W H Auden
Profile of the Month: W. H Auden
By Harry Pye
Wystan Hugh Auden was born in York in 1907. The third son of highly educated, upper middle class parents. His friend, Edward Mendelson said the young W. H. Auden, "grew up in a household in which the scientific inquiries of his father maintained an uneasy truce with the ritualized religion of his mother." Until he was fifteen he was expected to become a mining engineer, but his passion for words had already begun. He later explained; "words so excite me that a pornographic story, for example, excites me sexually more than a living person can do." Auden believed poetry was the clear expression of mixed feelings. And that a poet was, "a person who is passionately in love with language.”
In 1924 his first poem was published in Public School Verse. A year later he went to Oxford where he met Stephen Spender, who printed by hand the first collection of Auden’s poems. Upon graduating from Oxford in 1928, Auden, offered a year abroad by his parents, chose Berlin. It was in Berlin that he fell in love with the cabaret songs and plays of Bertolt Brecht. Auden wasn't a neat and tidy person and he described his own face as looking, "like a wedding cake that had been left out in the rain," but if you watch him recite his work on You Tube he comes across as charming and lovable. He didn't take himself too seriously. For example, he was happy to point out that his name was an anagram of "hug a shady wet nun".
What was unusual about W. H. is that he could appeal to both intellectuals and the ordinary reader. Auden was a very heavy drinker. But according to his friend Oliver Sachs, Auden didn't consider himself to be an alcoholic. His explanation was that, "An alcoholic has a personality change after 2 drinks, but a drunk can drink as much as he likes. " Though Auden was considered to be one of the three or four great poets of the 20th century he didn't become poet laureate because he decided to become an American citizen.
Because of its inclusion in the Hugh Grant movie, Four Weddings & A Funeral, Auden's best known poem is, Funeral Blues. ("Stop all the clocks, cut off the telephone,/ Prevent the dog from barking with a juicy bone,/ Silence the pianos and with muffled drum/ Bring out the coffin, let the mourners come.") Curiously the origins of this poem came from a work called, The Ascent of 56 which Auden made in collaboration with (his mentor and occasional sexual partner) Christopher Isherwood.

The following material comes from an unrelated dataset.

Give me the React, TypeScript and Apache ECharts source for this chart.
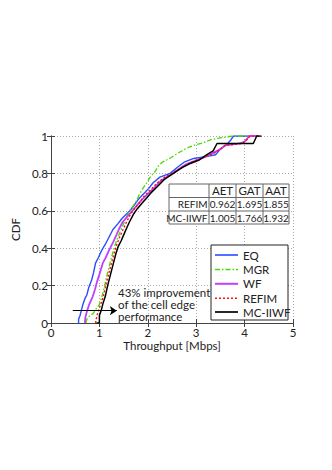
import React, { useEffect, useRef } from 'react';
import * as echarts from 'echarts';

const seriesNames = ['EQ', 'MGR', 'WF', 'REFIM', 'MC-IIWF'];

const eqPts = [[0.57,0],[0.57,0.02],[0.6,0.04],[0.63,0.07],[0.66,0.1],[0.7,0.13],[0.74,0.15],[0.78,0.19],[0.84,0.23],[0.88,0.27],[0.92,0.32],[0.98,0.35],[1.05,0.39],[1.12,0.42],[1.2,0.46],[1.28,0.5],[1.38,0.53],[1.47,0.56],[1.55,0.58],[1.63,0.6],[1.72,0.63],[1.8,0.66],[1.91,0.69],[2.02,0.72],[2.11,0.75],[2.25,0.78],[2.46,0.8],[2.6,0.83],[2.75,0.86],[2.95,0.88],[3.2,0.89],[3.4,0.9],[3.5,0.93],[3.65,0.96],[3.72,0.98],[3.77,1.0],[4.3,1.0]];
const mgrPts = [[0.72,0],[0.74,0.02],[0.8,0.04],[0.87,0.05],[0.92,0.07],[1.0,0.1],[1.05,0.14],[1.1,0.19],[1.16,0.26],[1.23,0.33],[1.3,0.4],[1.37,0.45],[1.45,0.5],[1.53,0.55],[1.6,0.59],[1.68,0.62],[1.76,0.65],[1.83,0.69],[1.9,0.72],[1.98,0.75],[2.05,0.78],[2.15,0.81],[2.22,0.84],[2.3,0.86],[2.45,0.88],[2.57,0.9],[2.7,0.92],[2.85,0.94],[2.95,0.95],[3.1,0.96],[3.3,0.98],[3.5,0.99],[3.75,1.0],[4.3,1.0]];
const wfPts = [[0.7,0],[0.71,0.03],[0.74,0.06],[0.79,0.1],[0.86,0.14],[0.91,0.18],[0.95,0.22],[1.0,0.26],[1.07,0.32],[1.13,0.35],[1.2,0.39],[1.28,0.43],[1.35,0.47],[1.4,0.5],[1.48,0.54],[1.58,0.57],[1.68,0.6],[1.78,0.63],[1.88,0.66],[2.0,0.69],[2.12,0.72],[2.27,0.76],[2.45,0.79],[2.62,0.82],[2.8,0.85],[3.0,0.87],[3.2,0.89],[3.35,0.91],[3.5,0.93],[3.6,0.95],[3.9,0.96],[4.0,0.97],[4.1,1.0],[4.3,1.0]];
const refimPts = [[0.92,0],[0.95,0.04],[1.0,0.08],[1.04,0.11],[1.08,0.14],[1.13,0.2],[1.19,0.26],[1.25,0.32],[1.3,0.37],[1.36,0.42],[1.42,0.46],[1.49,0.5],[1.56,0.54],[1.64,0.58],[1.72,0.61],[1.82,0.64],[1.93,0.68],[2.05,0.71],[2.2,0.75],[2.35,0.78],[2.5,0.8],[2.7,0.83],[2.9,0.86],[3.1,0.88],[3.3,0.9],[3.45,0.92],[3.6,0.95],[3.95,0.96],[4.05,0.98],[4.11,1.0],[4.3,1.0]];
const mciiwfPts = [[0.94,0],[1.0,0],[1.0,0.04],[1.04,0.07],[1.08,0.11],[1.12,0.14],[1.17,0.2],[1.23,0.26],[1.29,0.32],[1.34,0.37],[1.39,0.41],[1.45,0.44],[1.5,0.47],[1.55,0.5],[1.62,0.54],[1.7,0.58],[1.78,0.61],[1.88,0.64],[1.98,0.67],[2.08,0.7],[2.2,0.73],[2.35,0.77],[2.53,0.8],[2.7,0.83],[2.85,0.85],[3.05,0.87],[3.22,0.9],[3.35,0.92],[3.43,0.96],[4.18,0.96],[4.25,1.0],[4.35,1.0]];

const tableHeader = ['', 'AET', 'GAT', 'AAT'];
const tableRows = [
  ['REFIM', '0.962', '1.695', '1.855'],
  ['MC-IIWF', '1.005', '1.766', '1.932'],
];
const annotationLines = ['43% improvement', 'of the cell edge', 'performance'];
const arrowFrom = [0.45, 0.066];
const arrowTo = [1.36, 0.066];

const FONT = 'Lato';

const styles = [
  { color: '#2b4cff', type: 'solid' as any, width: 1.4 },
  { color: '#44dd00', type: [5, 2, 1.5, 2] as any, width: 1.3 },
  { color: '#c040ff', type: 'solid' as any, width: 1.8 },
  { color: '#ff1010', type: [2, 2] as any, width: 1.4 },
  { color: '#000000', type: 'solid' as any, width: 1.5 },
];

export default function App() {
  const ref = useRef<HTMLDivElement>(null);
  useEffect(() => {
    const chart = echarts.init(ref.current!, null, { renderer: 'svg' });

    const colX = [169, 209, 236, 263, 289];
    const rowY = [184, 197.5, 211, 224];
    const tableEls: any[] = [
      { type: 'rect', shape: { x: colX[0], y: rowY[0], width: colX[4] - colX[0], height: rowY[3] - rowY[0] }, style: { fill: '#fff', stroke: '#666', lineWidth: 1 }, z: 100 },
    ];
    for (let i = 1; i < 4; i++) {
      tableEls.push({ type: 'line', shape: { x1: colX[i], y1: rowY[0], x2: colX[i], y2: rowY[3] }, style: { stroke: '#666', lineWidth: 1 }, z: 101 });
    }
    for (let j = 1; j < 3; j++) {
      tableEls.push({ type: 'line', shape: { x1: colX[0], y1: rowY[j], x2: colX[4], y2: rowY[j] }, style: { stroke: '#666', lineWidth: 1 }, z: 101 });
    }
    const allRows = [tableHeader, ...tableRows];
    allRows.forEach((row, r) => {
      row.forEach((cell, c) => {
        if (!cell) return;
        const cy = (rowY[r] + rowY[r + 1]) / 2;
        const isLabel = c === 0;
        tableEls.push({
          type: 'text', z: 102,
          x: isLabel ? colX[1] - 1.5 : (colX[c] + colX[c + 1]) / 2,
          y: cy,
          style: { text: cell, fill: '#222', font: `${r === 0 ? 11.5 : 10}px ${FONT}`, align: isLabel ? 'right' : 'center', verticalAlign: 'middle' },
        });
      });
    });

    // legend drawn manually so dash styles show in the samples
    const legX = 211, legY = 245, legW = 77, legH = 75;
    const legRows = [255, 269.5, 283.8, 298.2, 312];
    const legendEls: any[] = [
      { type: 'rect', z: 100, shape: { x: legX, y: legY, width: legW, height: legH }, style: { fill: '#fff', stroke: '#222', lineWidth: 1 } },
    ];
    seriesNames.forEach((n, i) => {
      const s = styles[i];
      legendEls.push({
        type: 'line', z: 101,
        shape: { x1: 215, y1: legRows[i], x2: 238, y2: legRows[i] },
        style: { stroke: s.color, lineWidth: s.width + 0.2, lineDash: Array.isArray(s.type) ? s.type : null },
      });
      legendEls.push({
        type: 'text', z: 101, x: 243, y: legRows[i],
        style: { text: n, fill: '#222', font: `11.5px ${FONT}`, align: 'left', verticalAlign: 'middle' },
      });
    });

    const mk = (i: number, data: number[][]) => ({
      name: seriesNames[i], type: 'line', data, symbol: 'none', showSymbol: false, smooth: false,
      lineStyle: { ...styles[i] }, itemStyle: { color: styles[i].color },
    });

    const axisCommon = {
      min: 0,
      axisLine: { show: true, lineStyle: { color: '#444', width: 1 } },
      axisTick: { show: true, inside: true, length: 4, lineStyle: { color: '#444' } },
    };

    chart.setOption({
      animation: false,
      backgroundColor: '#fff',
      textStyle: { fontFamily: FONT },
      grid: { left: 51, top: 136, right: 39, bottom: 147 },
      xAxis: [
        {
          ...axisCommon, type: 'value', max: 5, interval: 1, position: 'bottom',
          name: 'Throughput [Mbps]', nameLocation: 'middle', nameGap: 16,
          nameTextStyle: { fontSize: 11.5, color: '#222', fontFamily: FONT },
          axisLabel: { fontSize: 11.5, color: '#222', margin: 3, fontFamily: FONT },
          splitLine: { show: true, lineStyle: { color: '#aaa', type: [1, 2], width: 1 } },
        },
        {
          ...axisCommon, type: 'value', max: 5, interval: 1, position: 'top',
          axisLabel: { show: false }, splitLine: { show: false },
        },
      ],
      yAxis: [
        {
          ...axisCommon, type: 'value', max: 1, interval: 0.2, position: 'left',
          name: 'CDF', nameLocation: 'middle', nameGap: 21, nameRotate: 90,
          nameTextStyle: { fontSize: 11.5, color: '#222', fontFamily: FONT },
          axisLabel: { fontSize: 11.5, color: '#222', margin: 3, fontFamily: FONT },
          splitLine: { show: true, lineStyle: { color: '#aaa', type: [1, 2], width: 1 } },
        },
        {
          ...axisCommon, type: 'value', max: 1, interval: 0.2, position: 'right',
          axisLabel: { show: false }, splitLine: { show: false },
        },
      ],
      series: [
        mk(0, eqPts),
        mk(1, mgrPts),
        mk(2, wfPts),
        mk(3, refimPts),
        {
          ...mk(4, mciiwfPts),
          markLine: {
            silent: true, symbol: ['none', 'arrow'], symbolSize: 7,
            label: { show: false },
            lineStyle: { color: '#000', type: 'solid', width: 1 },
            data: [[{ coord: arrowFrom }, { coord: arrowTo }]],
          },
        },
      ],
      graphic: [
        ...tableEls,
        ...legendEls,
        {
          type: 'text', x: 118, y: 287, z: 60,
          style: { text: annotationLines.join('\n'), font: `11.5px ${FONT}`, fill: '#222', lineHeight: 11.7 },
        },
      ],
    });
    return () => chart.dispose();
  }, []);
  return <div ref={ref} style={{ position: 'absolute', left: 0, top: 0, width: 332, height: 470, background: '#fff' }} />;
}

Those in the know claim this poem began as an attack on an unpopular politician that had just died and was originally was full of sarcasm. Whatever the truth about this poem's beginnings, Auden ended up writing a beautiful poem that almost anyone who has been touched by grief will find moving. The lines in the second half ("He was my North, my South, my East and West") are a lovely way of saying someone meant the world to you. Auden once said, “There must always be two kinds of art: escape-art, for man needs escape as he needs food and deep sleep, and parable-art, that art which shall teach man to unlearn hatred and learn love.”
I can't think of another poet who is as versatile as Auden. Bacteria, Rocks, The death of Sigmund Freud, The Musee des Beaux Arts, and the landing on the moon all inspired great works from him. When the Royal Mail commissioned Auden to write them a poem he came up with, Night Mail. (‘This is the Night Mail crossing the Border, Bringing the cheque and the postal order,’) It seemed he could turn his hand to anything. Auden believed that every poem, whatever it's actual content or overt interest, "Is rooted in imaginative awe. Poetry can do 101 things, delight, sadden, disturb, amuse, instruct - it may express every possible shade of emotion, and describe every conceivable kind of event, but theatre and the only one thing that poetry must do; it must praise all it can be for giving and for happening."